On 07/06/17 18:16, Jeffrey wrote:
Thanks Aaron, 

I'm sure you are right, I'm trying to bend Duplicity to my needs.  

Aren't we all!
"Alternatively, if you are just wanting a full backup that you can easily extract, is there a reason not to just do a compressed archive (e.g. a tar.gz)?" 

-is there a way to set Duplicity to create and upload to S3 a simple compressed archive like a tar.gz?   My apologies if I'm missing the obvious.  

My point was that if you are not using any of the incremental features or the ability to restore at various points in time etc, you do not need duplicity at all and could just create a tar.gz as normal and upload it. Tar can even handle --exclude statements etc.

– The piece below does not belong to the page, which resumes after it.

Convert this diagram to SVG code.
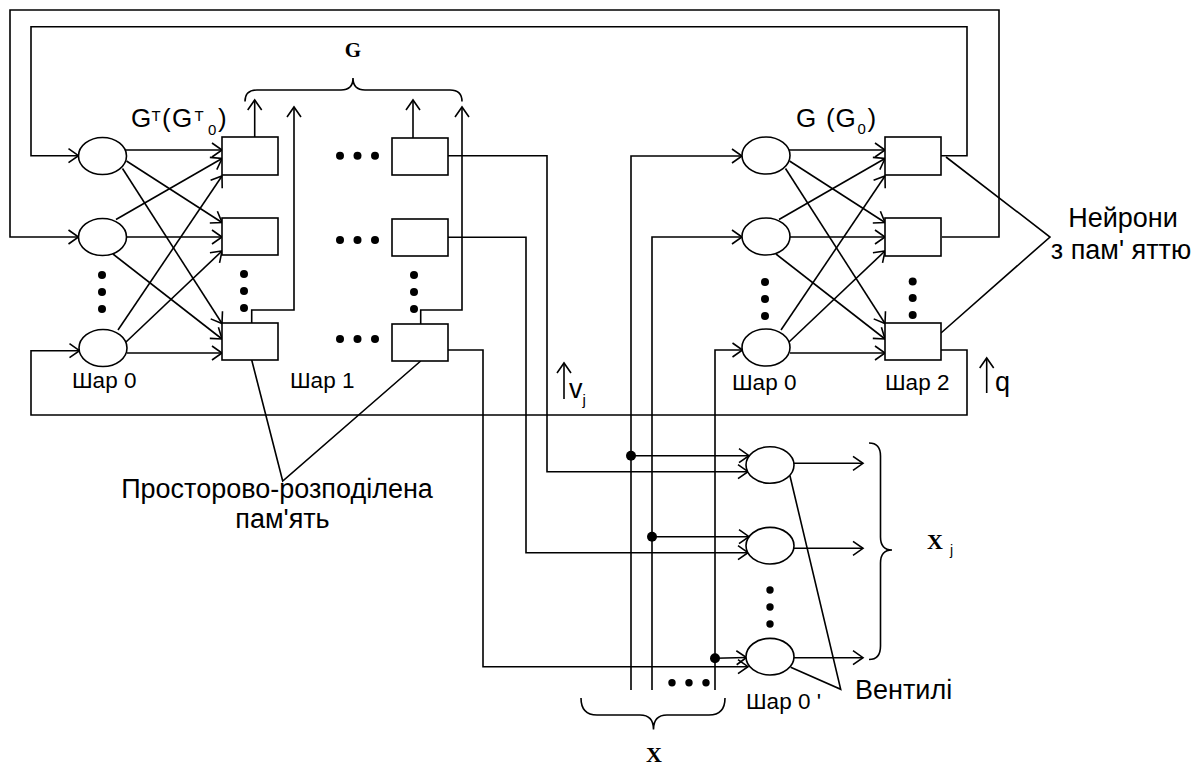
<svg xmlns="http://www.w3.org/2000/svg" width="1203" height="767" viewBox="0 0 1203 767">
<style>
.ln{fill:none;stroke:#000;stroke-width:1.6}
.ar{fill:none;stroke:#000;stroke-width:1.6;marker-end:url(#a)}
.nd{fill:#fff;stroke:#000;stroke-width:1.6}
.dt{fill:#000}
.t{font-family:"Liberation Sans",Arial,sans-serif;fill:#000}
.b{font-family:"Liberation Serif","Times New Roman",serif;font-weight:bold;fill:#000}
</style>
<defs>
<marker id="a" markerUnits="userSpaceOnUse" markerWidth="24" markerHeight="24" viewBox="-12 -12 24 24" refX="0" refY="0" orient="auto" overflow="visible">
<path d="M-10,-7 L0,0 L-10,7" fill="none" stroke="#000" stroke-width="1.6"/>
</marker>
</defs>

<g id="connectors">
  <g id="left-net-links">
    <path class="ar" d="M126,150 L222,150"/>
    <path class="ar" d="M126.5,161 L222,222.5"/>
    <path class="ar" d="M122.5,168.5 L222,323.5"/>
    <path class="ar" d="M116,219.5 L222,158.5"/>
    <path class="ar" d="M127,237 L222,237"/>
    <path class="ar" d="M113,254 L222,339"/>
    <path class="ar" d="M118,330 L222,176"/>
    <path class="ar" d="M126,342 L222,251"/>
    <path class="ar" d="M127,353 L222,353"/>
  </g>
  <g id="right-net-links" transform="translate(663,0)">
    <path class="ar" d="M126,150 L222,150"/>
    <path class="ar" d="M126.5,161 L222,222.5"/>
    <path class="ar" d="M122.5,168.5 L222,323.5"/>
    <path class="ar" d="M116,219.5 L222,158.5"/>
    <path class="ar" d="M127,237 L222,237"/>
    <path class="ar" d="M113,254 L222,339"/>
    <path class="ar" d="M118,330 L222,176"/>
    <path class="ar" d="M126,342 L222,251"/>
    <path class="ar" d="M127,353 L222,353"/>
  </g>
  <path class="ar" d="M254.7,137 V100"/>
  <path class="ar" d="M251.7,323 V310 H294 V107"/>
  <path class="ar" d="M413,138 V100"/>
  <path class="ar" d="M420.7,324 V310 H462 V107"/>
  <path class="ar" d="M942,237 H999 V10 H10 V237 H78.5"/>
  <path class="ar" d="M941,155.7 H967 V26.7 H31 V155.7 H78.5"/>
  <path class="ar" d="M941,350 H967 V415 H31 V350.7 H79.5"/>
  <path class="ar" d="M448,155.7 H547 V471.7 H748"/>
  <path class="ar" d="M448,237.3 H526 V552.7 H748"/>
  <path class="ar" d="M448,350 H483 V666.7 H748"/>
  <path class="ar" d="M631,690 V156 H742"/>
  <path class="ar" d="M652,690 V237 H742"/>
  <path class="ar" d="M715,690 V350 H742.5"/>
  <path class="ar" d="M631,455.7 H749"/>
  <path class="ar" d="M652,536.7 H749"/>
  <path class="ar" d="M715,658.3 L746.5,657.5"/>
  <circle class="dt" cx="631" cy="455.7" r="5"/>
  <circle class="dt" cx="652" cy="536.7" r="5"/>
  <circle class="dt" cx="715" cy="658.3" r="5"/>
  <path class="ar" d="M794,463.3 H863"/>
  <path class="ar" d="M794,548.3 H863"/>
  <path class="ar" d="M794,657.7 H863"/>
  <path class="ln" d="M251.7,360 L282.7,481 L420.7,361"/>
  <path class="ln" d="M946,157 L1050,237 L941,333"/>
  <path class="ln" d="M790,476 L840.7,689.3 L790.7,667.3"/>
  <path class="ar" d="M564,399 V363"/>
  <path class="ar" d="M986.7,393 V358"/>
  <path class="ln" d="M245,101.5 Q245,90 257,90 L341,90 Q353,90 353,78 Q353,90 365,90 L450,90 Q462,90 462,101.5"/>
  <path class="ln" d="M869,443 Q880.5,443 880.5,456 L880.5,537 Q880.5,550 892,550 Q880.5,550 880.5,563 L880.5,646 Q880.5,659.5 869,659.5"/>
  <path class="ln" d="M581,698 Q581,715 597,715 L640,715 Q653.5,715 653.5,729.5 Q653.5,715 667,715 L709,715 Q725,715 725,698"/>
</g>

<g id="layer0-left">
  <ellipse class="nd" cx="102.5" cy="156" rx="24" ry="18.5"/>
  <ellipse class="nd" cx="102.5" cy="237" rx="24" ry="18.5"/>
  <ellipse class="nd" cx="103" cy="348" rx="24" ry="18.5"/>
</g>
<g id="layer1-col1">
  <rect class="nd" x="222" y="137" width="56" height="38"/>
  <rect class="nd" x="222" y="218" width="56" height="37"/>
  <rect class="nd" x="222" y="323" width="56" height="37"/>
</g>
<g id="layer1-col2">
  <rect class="nd" x="392" y="138" width="56" height="37"/>
  <rect class="nd" x="392" y="219" width="56" height="37"/>
  <rect class="nd" x="392" y="324" width="56" height="37"/>
</g>
<g id="layer0-right">
  <ellipse class="nd" cx="766" cy="155.5" rx="24" ry="18.5"/>
  <ellipse class="nd" cx="766" cy="236.5" rx="24" ry="18.5"/>
  <ellipse class="nd" cx="766" cy="347.5" rx="24" ry="18.5"/>
</g>
<g id="layer2-right">
  <rect class="nd" x="885" y="137" width="56" height="38"/>
  <rect class="nd" x="885" y="218" width="56" height="38"/>
  <rect class="nd" x="885" y="323" width="56" height="37"/>
</g>
<g id="gates">
  <ellipse class="nd" cx="770" cy="465" rx="24" ry="18.3"/>
  <ellipse class="nd" cx="770" cy="545.7" rx="24" ry="18.3"/>
  <ellipse class="nd" cx="770" cy="656.7" rx="24" ry="18.3"/>
</g>

<g id="ellipsis-dots" class="dt">
  <circle cx="102" cy="275" r="4"/><circle cx="102" cy="292" r="4"/><circle cx="102" cy="309" r="4"/>
  <circle cx="244" cy="274" r="4"/><circle cx="244" cy="291" r="4"/><circle cx="244" cy="308" r="4"/>
  <circle cx="414" cy="275" r="4"/><circle cx="414" cy="292" r="4"/><circle cx="414" cy="309" r="4"/>
  <circle cx="340" cy="155.7" r="4"/><circle cx="357.5" cy="155.7" r="4"/><circle cx="375" cy="155.7" r="4"/>
  <circle cx="340" cy="240" r="4"/><circle cx="357.5" cy="240" r="4"/><circle cx="375" cy="240" r="4"/>
  <circle cx="340" cy="339" r="4"/><circle cx="357.5" cy="339" r="4"/><circle cx="375" cy="339" r="4"/>
  <circle cx="765" cy="282" r="4"/><circle cx="765" cy="299" r="4"/><circle cx="765" cy="316" r="4"/>
  <circle cx="912.7" cy="281.5" r="4"/><circle cx="912.7" cy="298" r="4"/><circle cx="912.7" cy="315" r="4"/>
  <circle cx="770" cy="590" r="3.7"/><circle cx="770" cy="607" r="3.7"/><circle cx="770" cy="624" r="3.7"/>
  <circle cx="672" cy="682.7" r="3.7"/><circle cx="689" cy="682.7" r="3.7"/><circle cx="706" cy="682.7" r="3.7"/>
</g>

<g id="labels">
  <text class="b" x="353" y="57" font-size="21" text-anchor="middle">G</text>
  <text class="t" font-size="26" y="127"><tspan x="131">G</tspan><tspan x="151.5" y="121" font-size="15">T</tspan><tspan x="162" y="127">(</tspan><tspan x="172" y="127">G</tspan><tspan x="194.5" y="121" font-size="15">T</tspan><tspan x="208" y="135" font-size="15">0</tspan><tspan x="218" y="127">)</tspan></text>
  <text class="t" font-size="26" y="127"><tspan x="796">G</tspan><tspan x="826">(</tspan><tspan x="835.5">G</tspan><tspan x="857.5" y="134" font-size="15">0</tspan><tspan x="867.5" y="127">)</tspan></text>
  <text class="t" font-size="22.5" x="72" y="388">Шар 0</text>
  <text class="t" font-size="22.5" x="290" y="388">Шар 1</text>
  <text class="t" font-size="22.5" x="732" y="390">Шар 0</text>
  <text class="t" font-size="22.5" x="885" y="390">Шар 2</text>
  <text class="t" font-size="22.5" x="746" y="709">Шар 0 '</text>
  <text class="t" font-size="27" x="569" y="398">v<tspan font-size="15" dy="7">j</tspan></text>
  <text class="t" font-size="27" x="995" y="391">q</text>
  <text class="t" font-size="27" x="1123" y="227" text-anchor="middle">Нейрони</text>
  <text class="t" font-size="27" x="1121" y="259" text-anchor="middle">з пам' яттю</text>
  <text class="t" font-size="27" x="277" y="498" text-anchor="middle">Просторово-розподілена</text>
  <text class="t" font-size="27" x="282.5" y="528" text-anchor="middle">пам'ять</text>
  <text class="t" font-size="27" x="855" y="699">Вентилі</text>
  <text class="b" font-size="22" x="927" y="549">X</text>
  <text class="t" font-size="14" x="950" y="555">j</text>
  <text class="b" font-size="22" x="654" y="762" text-anchor="middle">X</text>
</g>
</svg>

There is not a way to make duplicity create tar.gz files -- all those extra files and diffs you do not want are how we can do the efficient incremental versions. Unless you are using duplicity for an additional reason that I am missing. Why do you think you need duplicity?

My goal is to keep things simple to deal with in the event of a problem. For example I often travel and it would love it if I could use any available device to log in to my S3 account and get usable files with what's available on the computer at hand. I'd need just a browser and FTP to be back up and running. Could be Windows, Mac, Chromebook or even a smartphone. 
As I say, if you only need one version and simplicity is key, I would just zip/tar.gz up the files and copy them onto Amazon or whatever.

Not trying to dissuade you from using duplicity, but something else may fit this use case better.